Além disso, a experiência do governo regional noutro projecto que envolve plantar vinhas nas dunas do Porto, o Life Dunas, na zona da Calheta, poderá ser uma ajuda. "A plantação de vinhas no tardoz dos sistemas dunares é um desafio técnico complexo", mas que os agricultores da ilha, "de forma engenhosa, conseguiram ao logo de décadas fazer vingar", nota Susana Prada. Por essa razão, partilha, a equipa do Life Dunas tem "trabalhado com recurso a técnicas locais, experimentadas", mas "introduzindo alguma inovação e experimentação".
Os desafios são vários, nomeadamente "recursos hídricos, profundidades dos solos, vento e 'correnteza' das areias, coelhos-bravos, salinidade". Mas afiança a governante: "As vinhas [do Life Dunas] começam a vingar e há desde já um efeito muito positivo: há um crescente interesse e procura por desenvolver vinha tradicional do Porto Santo." Do Life Dunas, a tutela aproveitará outro ensinamento: "técnicas amadurecidas no contexto desse projecto" permitirão reforçar a frente dunar do novo parque "com sedimentos provenientes de manchas de empréstimo marinhas".
Aos desafios enumerados anteriormente, Nuno Faria acrescenta outra preocupação: as pessoas, que não resistirão a passar na nova vinha, e numa praia tão movimentada como a da Fontinha, sem provar uns bagos. Bagos que, na cabeça de Nuno e António, poderão origem a um vinho de parcela muito diferenciado. "Ainda estamos a pensar como é que vamos proteger aquilo das pessoas."
Preocupação diferente tem o autarca local, que aponta que ainda falta iluminação aos Balneários (como é mais conhecida aquela praia). "Faz parte de um plano que no futuro envolverá a recuperação dos Balneários", avançou, em concreto o Plano de Urbanização da Frente Mar que Nuno Batista espera ver concluído até ao final de 2024, depois da discussão pública do novo Plano Director Municipal, que, ainda nos seus planos, poderá ir a discussão pública no próximo Verão.
A Companhia dos Profetas e dos Villões opera no Porto Santo há quatro anos e este Verão engarrafou os primeiros vinhos certificados 100% produzidos na ilha. Até ao ano passado, as uvas viajavam de barco para a Madeira e a vinificação foi sendo feita em adegas de diferentes parceiros; em 2022, Faria e Maçanita montaram e certificaram uma adega de raiz numa antiga garagem de mecânica, junto ao aeroporto.

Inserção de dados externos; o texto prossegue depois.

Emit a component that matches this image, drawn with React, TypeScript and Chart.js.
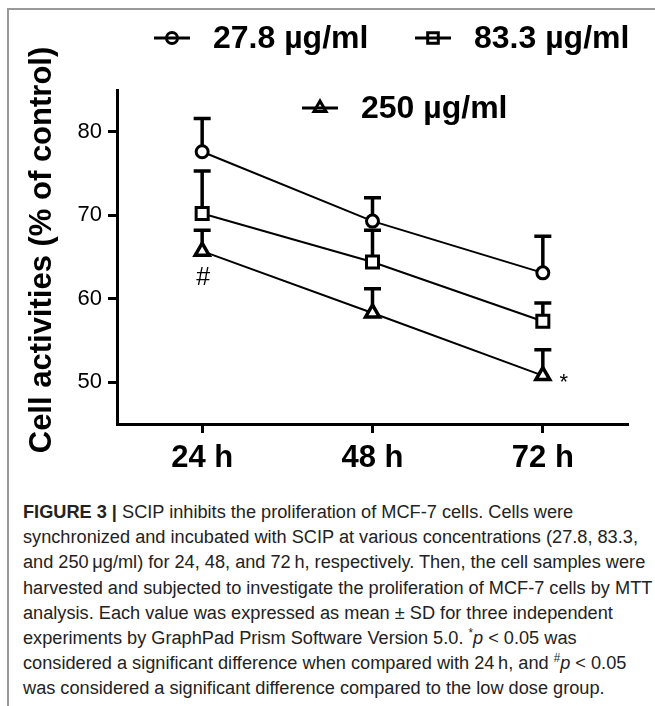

A obra do Parque Urbano do Porto Santo arrancou em Fevereiro e é um investimento que ascende aos 694.180 euros, co-financiado pelo Fundo Europeu Agrícola de Desenvolvimento Rural (FEADER), por via do Programa de Desenvolvimento Rural da Região Autónoma da Madeira para o período (Proderam 2020).

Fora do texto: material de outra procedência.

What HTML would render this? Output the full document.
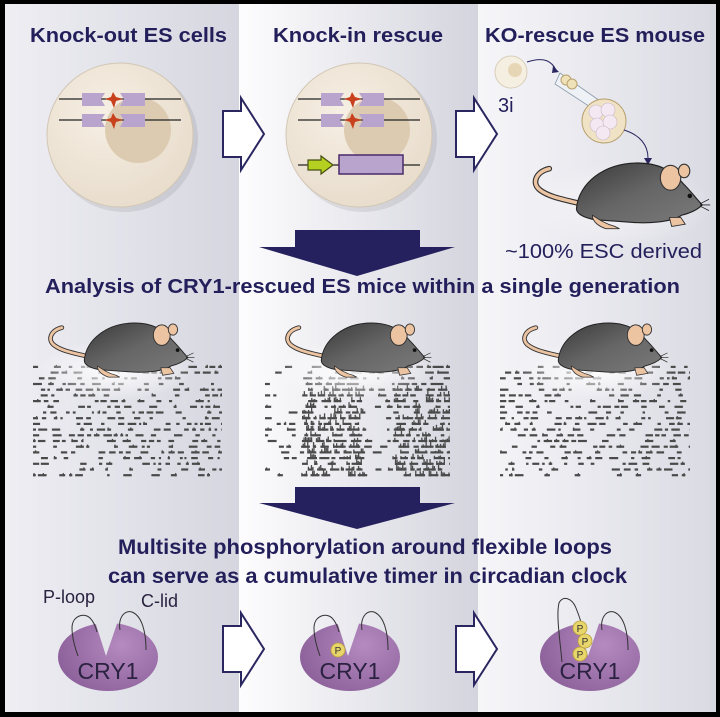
<!DOCTYPE html>
<html><head><meta charset="utf-8"><style>
html,body{margin:0;padding:0;background:#000;}
svg{display:block;}
text{font-family:"Liberation Sans",Arial,sans-serif;}
</style></head><body>
<svg id="s" width="720" height="717" viewBox="0 0 720 717" xmlns="http://www.w3.org/2000/svg">
<defs>
<linearGradient id="c1" x1="0" x2="1" y1="0" y2="0"><stop offset="0" stop-color="#eeeef3"/><stop offset="1" stop-color="#d6d6e0"/></linearGradient>
<linearGradient id="c2" x1="0" x2="1" y1="0" y2="0"><stop offset="0" stop-color="#fdfdfe"/><stop offset="1" stop-color="#d4d4de"/></linearGradient>
<linearGradient id="c3" x1="0" x2="1" y1="0" y2="0"><stop offset="0" stop-color="#f6f6f9"/><stop offset="1" stop-color="#dadae3"/></linearGradient>
<radialGradient id="cell" cx="0.4" cy="0.35" r="0.7"><stop offset="0" stop-color="#f6efe4"/><stop offset="1" stop-color="#e8dccb"/></radialGradient>
<linearGradient id="mg" x1="0" x2="1" y1="0" y2="1"><stop offset="0" stop-color="#3a3a3a"/><stop offset="0.5" stop-color="#666"/><stop offset="1" stop-color="#7a7a7a"/></linearGradient>
<radialGradient id="cry" cx="0.6" cy="0.45" r="0.6"><stop offset="0" stop-color="#b48ac0"/><stop offset="1" stop-color="#8a5e98"/></radialGradient>
<radialGradient id="shade" cx="0.5" cy="0.5" r="0.5"><stop offset="0" stop-color="#fff" stop-opacity="0.95"/><stop offset="1" stop-color="#fff" stop-opacity="0"/></radialGradient>
<symbol id="mouse" viewBox="0 0 160 60" overflow="visible">
 <path d="M50,36 C34,32 22,30 14,24 C6,18 10,8 22,5" fill="none" stroke="#333" stroke-width="5" stroke-linecap="round"/>
 <path d="M50,36 C34,32 22,30 14,24 C6,18 10,8 22,5" fill="none" stroke="#edc4a2" stroke-width="3" stroke-linecap="round"/>
 <path d="M46,40 C48,18 70,0 100,0 C120,0 132,8 140,18 C148,26 152,32 157,37 C153,41 147,44 139,46 C130,52 110,54 90,52 L62,50 C52,48 46,45 46,40 Z" fill="url(#mg)" stroke="#222" stroke-width="1"/>
 <path d="M60,46 C66,50 72,54 80,56 L84,58 L72,58 C66,56 60,52 60,46Z" fill="#edc4a2" stroke="#333" stroke-width="0.8"/>
 <path d="M128,48 L138,48 L142,54 L130,56 Z" fill="#edc4a2" stroke="#333" stroke-width="0.8"/>
 <ellipse cx="129" cy="13" rx="9" ry="11" fill="#edc4a2" stroke="#333" stroke-width="1"/>
 <ellipse cx="141" cy="7" rx="5" ry="6" fill="#edc4a2" stroke="#333" stroke-width="1"/>
 <circle cx="146" cy="29" r="2" fill="#111"/>
 <path d="M155,36 l8,-4 M155,37 l9,0 M155,38 l8,4" stroke="#222" stroke-width="0.7"/>
</symbol>
<symbol id="harr" viewBox="0 0 44 74" overflow="visible">
 <path d="M1,14 L19,14 L19,1 L42,37 L19,73 L19,60 L1,60 Z" fill="#fff" stroke="#2a2660" stroke-width="2"/>
</symbol>
<mask id="m1"><ellipse cx="108" cy="657" rx="50" ry="34" fill="#fff"/><path d="M92,612 L106,656 L121,612Z" fill="#000"/></mask>
</defs>
<rect width="720" height="717" fill="#000"/>
<rect x="5" y="4" width="234" height="708" fill="url(#c1)"/>
<rect x="239" y="4" width="239" height="708" fill="url(#c2)"/>
<rect x="478" y="4" width="238" height="708" fill="url(#c3)"/>

<g fill="#231f5a" font-weight="bold" font-size="20">
<text x="30" y="42" textLength="197" lengthAdjust="spacingAndGlyphs">Knock-out ES cells</text>
<text x="273" y="42" textLength="170" lengthAdjust="spacingAndGlyphs">Knock-in rescue</text>
<text x="485" y="42" textLength="220" lengthAdjust="spacingAndGlyphs">KO-rescue ES mouse</text>
</g>

<!-- cell 1 -->
<ellipse cx="124" cy="139" rx="74" ry="73" fill="#000" opacity="0.08"/>
<ellipse cx="120" cy="135" rx="73" ry="72" fill="url(#cell)" stroke="#d2c6b4"/>
<circle cx="138" cy="130" r="33" fill="#ddcbb1"/>
<g stroke="#222" stroke-width="1.2"><line x1="59" y1="99" x2="181" y2="99"/><line x1="59" y1="120" x2="181" y2="120"/></g>
<g fill="#b8a4cc"><path d="M82,93 H105 L101,99 L105,106 H82Z"/><path d="M120,93 H145 V106 H120 L124,99Z"/><path d="M82,114 H105 L101,120 L105,127 H82Z"/><path d="M120,114 H145 V127 H120 L124,120Z"/></g>
<g fill="#c8401c"><path d="M113,92 L116,97 L123,99 L116,101 L114,108 L111,101 L105,99 L111,97Z"/><path d="M113,113 L116,118 L123,120 L116,122 L114,129 L111,122 L105,120 L111,118Z"/></g>
<!-- cell 2 -->
<ellipse cx="363" cy="139" rx="74" ry="73" fill="#000" opacity="0.08"/>
<ellipse cx="359" cy="135" rx="73" ry="72" fill="url(#cell)" stroke="#d2c6b4"/>
<circle cx="377" cy="130" r="33" fill="#ddcbb1"/>
<g stroke="#222" stroke-width="1.2"><line x1="298" y1="99" x2="420" y2="99"/><line x1="298" y1="120" x2="420" y2="120"/><line x1="298" y1="165" x2="420" y2="165"/></g>
<g fill="#b8a4cc"><path d="M321,93 H344 L340,99 L344,106 H321Z"/><path d="M359,93 H384 V106 H359 L363,99Z"/><path d="M321,114 H344 L340,120 L344,127 H321Z"/><path d="M359,114 H384 V127 H359 L363,120Z"/></g>
<g fill="#c8401c"><path d="M352,92 L355,97 L362,99 L355,101 L353,108 L350,101 L344,99 L350,97Z"/><path d="M352,113 L355,118 L362,120 L355,122 L353,129 L350,122 L344,120 L350,118Z"/></g>
<path d="M308,160 H321 V156 L333,165 L321,174 V170 H308Z" fill="#b5d020" stroke="#445010" stroke-width="1.2"/>
<rect x="339" y="155" width="64" height="19" fill="#b8a4cc" stroke="#4a2a6a" stroke-width="1.5"/>

<use href="#harr" x="222" y="97" width="44" height="74"/>
<use href="#harr" x="455" y="97" width="44" height="74"/>

<!-- right top -->
<circle cx="511" cy="72" r="16" fill="#f5efe2" stroke="#d8cdb8"/>
<circle cx="515" cy="70" r="7" fill="#e7d6b5"/>
<path d="M527,62 C545,56 552,62 556,70" fill="none" stroke="#2a2660" stroke-width="1"/>
<path d="M553,66 l6,6 l-7,1z" fill="#2a2660"/>
<path d="M560,73 L610,108 L604,116 L555,84Z" fill="#eef2f6" stroke="#8a9aaa" stroke-width="0.8"/>
<circle cx="566" cy="80" r="5" fill="#f0e2b8" stroke="#b8a070"/><circle cx="572" cy="84" r="5" fill="#f0e2b8" stroke="#b8a070"/>
<circle cx="604" cy="121" r="22" fill="#f0e2c4" stroke="#b8a070"/>
<g fill="#f4e8f2" stroke="#c8b8c8" stroke-width="0.6"><circle cx="596" cy="112" r="7"/><circle cx="608" cy="110" r="7"/><circle cx="597" cy="125" r="7"/><circle cx="610" cy="122" r="7"/><circle cx="603" cy="133" r="7"/></g>
<path d="M624,130 C640,135 648,145 648,158" fill="none" stroke="#2a2660" stroke-width="1"/>
<path d="M644,158 l4,7 l4,-7z" fill="#2a2660"/>
<ellipse cx="620" cy="205" rx="95" ry="42" fill="url(#shade)" opacity="0.6"/>
<use href="#mouse" x="520" y="163" width="190" height="68"/>
<text x="498" y="112" font-size="20" fill="#231f5a">3i</text>
<text x="505" y="258" font-size="20" fill="#231f5a" textLength="197" lengthAdjust="spacingAndGlyphs">~100% ESC derived</text>

<path d="M295,230 H420 V247 H455 L357,276 L259,247 H295Z" fill="#25215e"/>
<text x="45" y="293" font-size="20" font-weight="bold" fill="#231f5a" textLength="635" lengthAdjust="spacingAndGlyphs">Analysis of CRY1-rescued ES mice within a single generation</text>

<g id="acto"></g>
<ellipse cx="115" cy="370" rx="80" ry="30" fill="url(#shade)"/>
<ellipse cx="355" cy="370" rx="80" ry="30" fill="url(#shade)"/>
<ellipse cx="595" cy="370" rx="80" ry="30" fill="url(#shade)"/>
<use href="#mouse" x="36" y="323" width="160" height="56"/>
<use href="#mouse" x="273" y="323" width="160" height="56"/>
<use href="#mouse" x="510" y="323" width="160" height="56"/>

<path d="M295,487 H420 V503 H455 L357,529 L259,503 H295Z" fill="#25215e"/>
<g font-size="21" font-weight="bold" fill="#231f5a">
<text x="118" y="554" textLength="494" lengthAdjust="spacingAndGlyphs">Multisite phosphorylation around flexible loops</text>
<text x="108" y="583" textLength="519" lengthAdjust="spacingAndGlyphs">can serve as a cumulative timer in circadian clock</text>
</g>

<g id="cryA">
<rect x="50" y="600" width="120" height="100" fill="url(#cry)" mask="url(#m1)"/>
</g>
<use href="#cryA" x="242"/>
<use href="#cryA" x="482"/>
<g fill="none" stroke="#333" stroke-width="1">
<path d="M78,656 C74,645 72,636 72,628 C72,616 84,612 90,618 C94,622 96,628 97,632"/>
<path d="M120,630 C118,618 124,610 132,612 C142,616 146,632 146,650"/>
<path d="M320,656 C316,645 314,636 314,628 C314,616 326,612 332,618 C336,622 338,628 339,632"/>
<path d="M362,630 C360,618 366,610 374,612 C384,616 388,632 388,650"/>
<path d="M562,662 C560,640 556,615 559,603 C563,595 572,598 576,608 C580,618 582,625 583,630"/>
<path d="M602,630 C600,618 606,610 614,612 C624,616 628,632 628,650"/>
</g>
<g fill="#e9d66a" stroke="#b8a040" stroke-width="0.8"><circle cx="338" cy="650" r="7"/><circle cx="580" cy="628" r="7"/><circle cx="585" cy="641" r="7"/><circle cx="580" cy="654" r="7"/></g>
<g font-size="10" fill="#333" text-anchor="middle"><text x="338" y="654">P</text><text x="580" y="632">P</text><text x="585" y="645">P</text><text x="580" y="658">P</text></g>
<g font-size="23" fill="#2a2240" text-anchor="middle"><text x="108" y="679">CRY1</text><text x="350" y="679">CRY1</text><text x="590" y="679">CRY1</text></g>
<text x="43" y="603" font-size="18" fill="#2a2240">P-loop</text>
<text x="141" y="607" font-size="18" fill="#2a2240">C-lid</text>
<use href="#harr" x="222" y="612" width="44" height="74"/>
<use href="#harr" x="455" y="612" width="44" height="74"/>
</svg>
<script>
(function(){
var g=document.getElementById('acto'),ns='http://www.w3.org/2000/svg',seed=11;
function r(){seed=(seed*16807)%2147483647;return seed/2147483647;}
function bar(x,y,w,h){var e=document.createElementNS(ns,'rect');e.setAttribute('x',x.toFixed(1));e.setAttribute('y',(y-h).toFixed(1));e.setAttribute('width',w.toFixed(1));e.setAttribute('height',h.toFixed(1));e.setAttribute('fill','#4a4a4a');g.appendChild(e);}
function acto(x0,x1,mid){
 for(var i=0;i<20;i++){var y=368+i*5.7;var x=x0;
  while(x<x1){
   var inb=mid&&((x>300&&x<362)||(x>392&&x<450));
   var p=mid?(inb?(i>3?0.85:0.6):0.2):0.45;
   if(r()<p){var len=inb?3+r()*10:2+r()*7;if(x+len>x1)len=x1-x;
     bar(x,y,len,2.2);
     if(inb&&i>3){var sx=x;while(sx<x+len-1){if(r()<0.5)bar(sx,y,1.3,2.5+r()*3.5);sx+=1.5;}}
     else if(r()<0.3)bar(x+r()*len*0.7,y,1.3,3.2);
     x+=len+1.5+r()*3;}
   else x+=2+r()*7;
  }}
}
acto(33,222,false);acto(265,450,true);acto(500,690,false);
})();
</script>
</body></html>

Apesar de o acesso ser livre, o novo parque será vedado ("apenas para assegurar a segurança dos utentes e a correcta gestão", justifica a responsável pelo Ambiente no arquipélago) e funcionará de Junho a Setembro das 7h30 às 2h, e de Outubro a Maio das 8h à meia-noite.
Em mês de eleições regionais (a Madeira tem sufrágio já a 24 de Setembro), há mais uma inauguração a animar o fim-de-semana: nesta sexta-feira, será devolvida aos porto-santenses a possibilidade de descerem em segurança até ao fontanário da Fonte de Areia e aí voltarem a encher os garrafões (era assim há algumas décadas, quando ainda não se confiava na água dessalinizada que chega hoje a todas as casas) ou, simplesmente, se reunirem. A obra incidiu sobre as arribas e o estradão de terra que dá acesso à fonte e sobre o próprio fontanário, construído no século XVIII.